Claro que antes del año 2000, muchos de los gobiernos construyeron el país moderno que hoy empezamos a ser en lo político y lo económico, pero ninguna lógica justifica los errores con los aciertos. Y como no existe legislación –y tal vez no la haya nunca– para juzgar integralmente las obras de gobierno, el único premio o castigo, en la medida que se respete, es el voto a favor o en contra, que por cierto no afecta al mal gobernante, sino a los candidatos del partido.
Lo que sí podemos hacer, y valdría la pena intentarlo desde los institutos de investigaciones políticas, sociales, económicas y hasta sicológicas, es identificar las causas profundas de los fracasos. Y probablemente el punto de partida deba ser el gran objetivo que mueve a los presidentes a dar una cierta orientación a sus gobiernos.
Desde Obregón hasta Abelardo L. Rodríguez, la gran motivación fue consolidar el gobierno revolucionario; la de Cárdenas, cumplir las promesas de la revolución y rescatar para la nación los recursos naturales. Ávila Camacho y Alemán fueron modernizadores, Ruiz Cortines puso orden en el caos del alemanismo y López Mateos acrecentó el poder del Estado y colocó a México en el mapa mundial. Sin la mancha del 68, Díaz Ordaz habría sido un presidente sobrio y constructor y tal vez no habría heredado el poder a Echeverría, cuyo gran motor fue restablecer la viabilidad del sistema político a través de la cooptación de toda una generación de jóvenes.

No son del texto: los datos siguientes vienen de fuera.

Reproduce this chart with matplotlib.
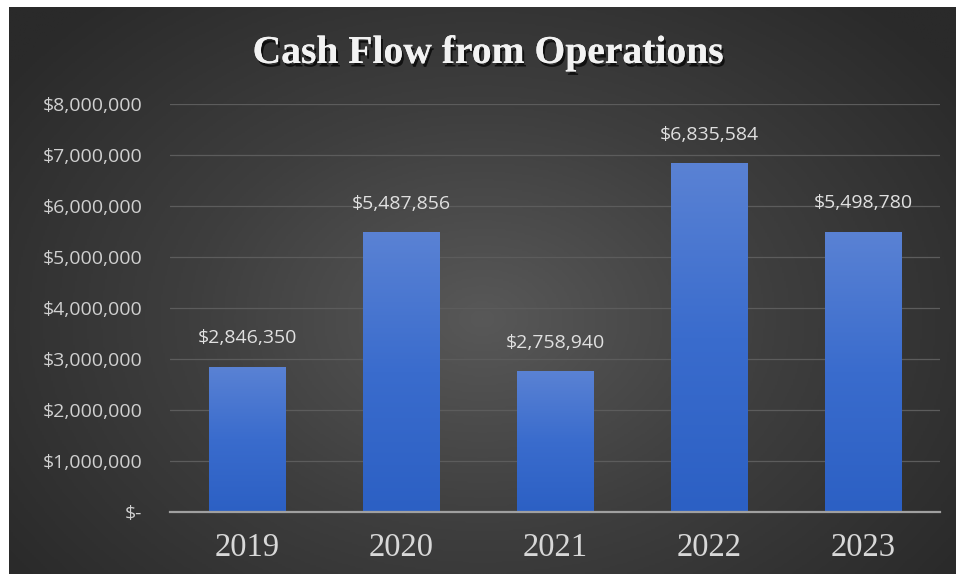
import numpy as np
import matplotlib
matplotlib.use("Agg")
import matplotlib.pyplot as plt
import matplotlib.patheffects as pe
from matplotlib.colors import LinearSegmentedColormap
from matplotlib.ticker import FuncFormatter, MultipleLocator

years = ["2019", "2020", "2021", "2022", "2023"]
cash_flow = [2846350, 5487856, 2758940, 6835584, 5498780]
title = "Cash Flow from Operations"

W, H = 956, 575
fig = plt.figure(figsize=(W / 100, H / 100), dpi=100)
fig.patch.set_facecolor("white")

# background radial gradient
bg = fig.add_axes([9 / W, 1 / H, (W - 9) / W, (H - 8) / H])
bg.set_axis_off()
yy, xx = np.mgrid[0:1:300j, 0:1:500j]
r = np.sqrt(((xx - 0.5) / 0.62) ** 2 + ((yy - 0.55) / 0.75) ** 2)
r = np.clip(r, 0, 1)
bg_cmap = LinearSegmentedColormap.from_list("bg", ["#585858", "#3e3e3e", "#2a2a2a"])
bg.imshow(r, cmap=bg_cmap, aspect="auto", extent=[0, 1, 0, 1], vmin=0, vmax=1)
bg.set_xlim(0, 1)
bg.set_ylim(0, 1)

ax = fig.add_axes([170 / W, 1 - 512 / H, 770 / W, (512 - 104) / H])
ax.set_facecolor("none")
x = np.arange(len(years))
bars = ax.bar(x, cash_flow, width=0.5, color="#3f6fcf", zorder=2)

bar_cmap = LinearSegmentedColormap.from_list("bar", ["#2c60c4", "#3a6ccd", "#5a82d4"])
grad = np.linspace(0, 1, 256).reshape(-1, 1)
for b in bars:
    x0, y0, w, h = b.get_x(), b.get_y(), b.get_width(), b.get_height()
    im = ax.imshow(grad, cmap=bar_cmap, aspect="auto", origin="lower",
                   extent=[x0, x0 + w, y0, y0 + h], zorder=3)
    im.set_clip_path(b)
ax.set_aspect("auto")
ax.set_xlim(-0.5, len(years) - 0.5)
ax.set_ylim(0, 8000000)

ax.yaxis.set_major_locator(MultipleLocator(1000000))
ax.yaxis.set_major_formatter(FuncFormatter(lambda v, p: "$-" if v == 0 else f"${v:,.0f}"))
ax.grid(axis="y", color="#5c5c5c", linewidth=0.9, zorder=1)
ax.set_axisbelow(True)
for s in ["top", "right", "left"]:
    ax.spines[s].set_visible(False)
ax.spines["bottom"].set_color("#a0a0a0")
ax.spines["bottom"].set_linewidth(1.6)
ax.spines["bottom"].set_zorder(5)
ax.tick_params(axis="y", length=0, pad=20, labelsize=14, labelcolor="#d0d0d0")
ax.tick_params(axis="x", length=0, pad=15, labelsize=23.5, labelcolor="#d8d8d8")
ax.set_xticks(x)
ax.set_xticklabels(years, fontfamily="Liberation Serif")
for lab in ax.get_yticklabels():
    lab.set_fontfamily("Open Sans")

for xi, v in zip(x, cash_flow):
    ax.annotate(f"${v:,.0f}", (xi, v), xytext=(0, 20.5), textcoords="offset points",
                ha="center", va="center", fontsize=14, color="#e0e0e0",
                fontfamily="Open Sans", zorder=6)

fig.text(488 / W, 1 - 63 / H, title, ha="center", va="baseline",
         fontsize=28.5, fontweight="bold", fontfamily="Liberation Serif", color="#f2f2f2",
         path_effects=[pe.withSimplePatchShadow(offset=(1.5, -2.5), shadow_rgbFace="black", alpha=0.7), pe.Normal()])

fig.savefig("out.png", dpi=100, facecolor=fig.get_facecolor())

López Portillo inició la descentralización económica y trató de fincar la soberanía alimentaria, De la Madrid volvió a poner orden en el nuevo caos y Salinas trató de aprovechar la situación geográfica del país para enganchar nuestra economía a la de Estados Unidos. Zedillo enfrentó la que tal vez haya sido la peor crisis financiera de México, aunque a costos muy altos para la sociedad –el rescate de los bancos y banqueros– y para el país: la factura petrolera como garantía del préstamo de Estados Unidos y el compromiso de la “democratización”, que en esos días equivalía a remover al PRI del gobierno. ¡Cumplió con los prestamistas!
Fox es un caso aparte. Si algo positivo hay en el balance de su gobierno es que no reprimió, pero entre 2000 y 2006 México perdió la oportunidad de avanzar varios decenios en el desarrollo de la democracia, si el presidente hubiera tenido una idea así fuera primitiva de su papel en la historia. Donde no encuentro nada que aplaudir –tal vez porque los fanatismos me hacen el efecto de vomitivos– es en el gobierno de Calderón. Su habilidad para el discurso político y su aparente moral panista me hicieron suponer que el suyo sería un gobierno conservador pero constructor; nunca pensé que lo cegaría la obsesión de regresar la historia al siglo XIX para llevar al país a la época de Miramón, el Arzobispado y la represión de los indios y menos aún, que convertiría al país en botín de sus amigos y los amigos de sus amigos.
Necesitamos, decía al principio, más y mejor gobierno, porque ya comprobamos, con mucho sufrimiento humano, que la competencia entre las codicias de los inversionistas –por ejemplo entre Salinas Pliego y Slim– no puede ser, aquí ni en cualquier otra parte del mundo, el motor del crecimiento de nada bueno, y menos de la economía.